On Wed, Jul 7, 2021 at 4:16 PM Geoff Thomas <wind@...> wrote:
Hi Paul, with due respect, that dissing of past peoples is a very American thing, - caused by insecurity?? - there is much record of amazing things done in the past by advanced civilisations, and that includes the south America continent.
Something built on what was done in the past does not demean it, au contraire, it substantiates it.
Cheers, Geoff Thomas, Australia.
Because someone may want to get credit for carbon sequestration without the added expense of demonstrating that the biochar was buried.
Of course the biochar should be put to good use.
The question is, why would someone do that….? What are the benefits? Do you want to increase the soil temperature thereby? You’d definitely reduce the albedo by having a darker soil.
How about broadcast on top of the ground so it cannot burn?
…the pile could still burn, therefore I wouldn’t allow it for C sink accounting, personally…. As long as it can get back to the atmosphere it’s only a temporary C storage / deposit, but for me it’s not a reliable C sink I would pay for….
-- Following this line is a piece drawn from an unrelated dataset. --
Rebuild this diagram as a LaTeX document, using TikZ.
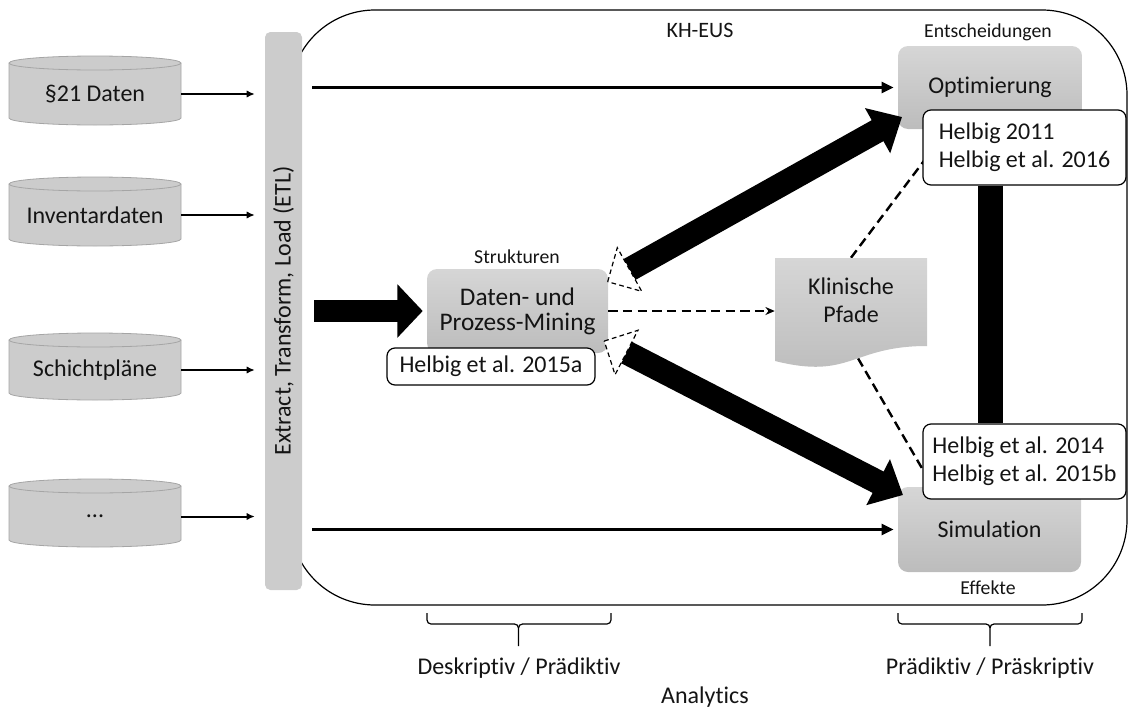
\documentclass[tikz,border=0pt]{standalone}
\usepackage{fontspec}
\setmainfont[Ligatures=NoCommon]{Carlito}
\usetikzlibrary{arrows.meta,calc}

\definecolor{boxtop}{RGB}{214,214,214}
\definecolor{boxbot}{RGB}{188,188,188}
\definecolor{etlgray}{RGB}{204,204,204}
\definecolor{cylgray}{RGB}{204,204,204}
\definecolor{cylline}{RGB}{165,165,165}
\definecolor{inktext}{RGB}{20,20,20}

\newcommand\mainsize{\fontsize{18}{21}\selectfont}
\newcommand\minorsize{\fontsize{14.8}{17}\selectfont}

% database cylinder: #1 name, #2 top y, #3 bottom y, #4 label
\newcommand{\dbcyl}[4]{%
  \pgfmathsetmacro\cyt{#2+7}%
  \pgfmathsetmacro\cyb{#3-7}%
  \pgfmathsetmacro\cym{(\cyt+#3)/2}%
  \path[fill=cylgray, draw=cylline, line width=0.6pt]
    (9,\cyt) -- (9,\cyb) .. controls (9,\cyb+3.9) and (47.5,#3) .. (95,#3)
    .. controls (142.5,#3) and (181,\cyb+3.9) .. (181,\cyb) -- (181,\cyt)
    .. controls (181,\cyt-3.9) and (142.5,#2) .. (95,#2)
    .. controls (47.5,#2) and (9,\cyt-3.9) .. (9,\cyt) -- cycle;
  \draw[cylline, line width=0.6pt] (9,\cyt) .. controls (9,\cyt+3.9) and (47.5,\cyt+7) .. (95,\cyt+7)
    .. controls (142.5,\cyt+7) and (181,\cyt+3.9) .. (181,\cyt);
  \node[cyltext] (#1) at (95,\cym) {#4};%
}

\begin{document}
\begin{tikzpicture}[x=0.75pt,y=-0.75pt,
  every node/.style={text=inktext},
  cyltext/.style={minimum width=129pt, minimum height=30pt, inner sep=0pt, font=\mainsize},
  graybox/.style={rounded corners=7.5pt, top color=boxtop, bottom color=boxbot, draw=none,
    align=center, font=\mainsize, inner sep=0pt},
  refbox/.style={draw=black, line width=0.9pt, fill=white, rounded corners=6pt, align=left,
    font=\mainsize, minimum width=152.25pt, inner xsep=0pt, inner ysep=0pt, minimum height=56.25pt},
  minorlabel/.style={font=\minorsize, inner sep=0pt},
  feed/.style={line width=1.5pt, -{Latex[length=6pt,width=5.5pt]}},
  flow/.style={line width=2.25pt, -{Triangle[length=9pt,width=8pt]}},
  fat/.style={line width=18pt, -{Triangle[length=21pt,width=37.5pt]}},
  dashlink/.style={line width=1.8pt, dash pattern=on 7pt off 4pt},
  opentri/.style={draw=black, fill=white, line width=0.9pt, dash pattern=on 3.5pt off 2.5pt, line join=miter},
  bracket/.style={line width=0.9pt}
]
\useasboundingbox (0,0) rectangle (1136,711);

% system frame
\draw[line width=0.9pt, rounded corners=63.75pt] (290,10) rectangle (1127,605);
\node[minorlabel, font=\fontsize{16.5}{19}\selectfont] (kheus) at (700,30) {KH-EUS};

% ETL bar
\node[fill=etlgray, rounded corners=4pt, minimum width=27.75pt, minimum height=418.5pt, inner sep=0pt]
  (etl) at (283.5,311) {};
\node[rotate=90, font=\mainsize, inner sep=0pt] (etltext) at (etl.center) {Extract, Transform, Load (ETL)};

% data sources
\dbcyl{c1}{56}{125}{§21 Daten}
\dbcyl{c2}{177}{246}{Inventardaten}
\dbcyl{c3}{333}{400}{Schichtpläne}
\dbcyl{c4}{479}{547}{...}
\foreach \c in {c1,c2,c3,c4}
  \draw[feed, shorten >=7.5pt] (\c.east) -- (etl.west |- \c.east);

% decision and effect modules
\node[graybox, minimum width=138pt, minimum height=62.25pt] (opt) at (990,87.5) {Optimierung};
\node[graybox, minimum width=137.25pt, minimum height=63.75pt] (sim) at (989.5,529.5) {Simulation};
\node[minorlabel] (entsch) at (988,32) {Entscheidungen};
\node[minorlabel] (eff) at (988,588) {Effekte};

% direct feeds from ETL
\draw[flow, shorten <=7.5pt, shorten >=3pt] (etl.east |- opt.west) -- (opt.west);
\draw[flow, shorten <=7.5pt, shorten >=3pt] (etl.east |- sim.west) -- (sim.west);

% clinical pathways (document shape)
\node[minimum width=114pt, minimum height=66pt, inner sep=0pt] (pfbox) at (851,302) {};
\draw[dashlink] (pfbox.north) -- ($(opt.south west)+(50,0)$);
\draw[dashlink, shorten <=10.5pt] (pfbox.south) -- ($(sim.north west)+(35,0)$);
\path[top color=boxtop, bottom color=boxbot]
  (775,258) -- (927,258) -- (927,346) .. controls (851,346) and (851,380) .. (775,361) -- cycle;
\node[align=center, font=\mainsize, inner sep=0pt] (pf) at (851,300) {Klinische\\Pfade};

% mining module
\node[graybox, minimum width=135.75pt, minimum height=63pt, font=\fontsize{19}{18.75}\selectfont]
  (dm) at (517.5,311) {Daten- und\\Prozess-Mining};
\node[minorlabel] (strukt) at (517,257) {Strukturen};
\node[refbox, minimum width=156pt, minimum height=27.75pt] (r15a) at (491,366.5) {Helbig et al. 2015a};
\draw[dashlink, -{Stealth[length=7pt,width=6pt]}] (dm.east) -- (dm.east -| pfbox.west);

% ETL into mining
\draw[line width=16.5pt, -{Triangle[length=19pt,width=39pt]}]
  ($(etl.east |- dm.west)+(12,0)$) -- ($(dm.west)+(-4,0)$);

% thick links between mining and the two modules
\coordinate (ua) at (629.5,269.5);
\coordinate (ub) at (902,117);
\coordinate (la) at (626.5,352.5);
\coordinate (lb) at (903,495);
\draw[fat] (ua) -- (ub);
\draw[fat] (la) -- (lb);
\draw[opentri] ($(ua)!18.75pt!180:(ub)$) -- ($(ua)!18.75pt!90:(ub)$) -- ($(ua)!18.75pt!-90:(ub)$) -- cycle;
\draw[opentri] ($(la)!18.75pt!180:(lb)$) -- ($(la)!18.75pt!90:(lb)$) -- ($(la)!18.75pt!-90:(lb)$) -- cycle;

% references
\node[refbox] (r11) at (1024.5,147.5) {Helbig 2011\\Helbig et al. 2016};
\node[refbox] (r14) at (1024.5,461.5) {Helbig et al. 2014\\Helbig et al. 2015b};
\draw[line width=18.75pt] (r11.south -| opt.center) -- (r14.north -| opt.center);

% analytics brackets
\draw[bracket] (427,613) -- (427,620) to[out=-90,in=180] (431,624) -- (514.5,624)
  to[out=0,in=90] (518.5,628) -- (518.5,646);
\draw[bracket] (611,613) -- (611,620) to[out=-90,in=0] (607,624) -- (522.5,624)
  to[out=180,in=90] (518.5,628);
\draw[bracket] (898,613) -- (898,620) to[out=-90,in=180] (902,624) -- (986,624)
  to[out=0,in=90] (990,628) -- (990,646);
\draw[bracket] (1082,613) -- (1082,620) to[out=-90,in=0] (1078,624) -- (994,624)
  to[out=180,in=90] (990,628);
\node[font=\mainsize, inner sep=0pt] (desc) at (519,668) {Deskriptiv / Prädiktiv};
\node[font=\mainsize, inner sep=0pt] (presc) at (990,668) {Prädiktiv / Präskriptiv};
\node[font=\mainsize, inner sep=0pt] (analytics) at (705,697) {Analytics};
\end{tikzpicture}
\end{document}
I attached the guidelines in case you’d like to give them a look.
How about left on/above the ground but not burned and not otherwise secured (eg cement)? Just in a pile on the ground.
Very good point well-made Claudia!!
The EBC for C sinks defines it C-sink function by a documented use that does not allow its oxidation aka burning. It can also be building materials etc, it doesn’t have to be soil.
Must biochar be buried for the carbon to be considered sequestered? Or, can the carbon be considered sequestered once the biochar is made regardless of whether the biochar is buried or left above ground?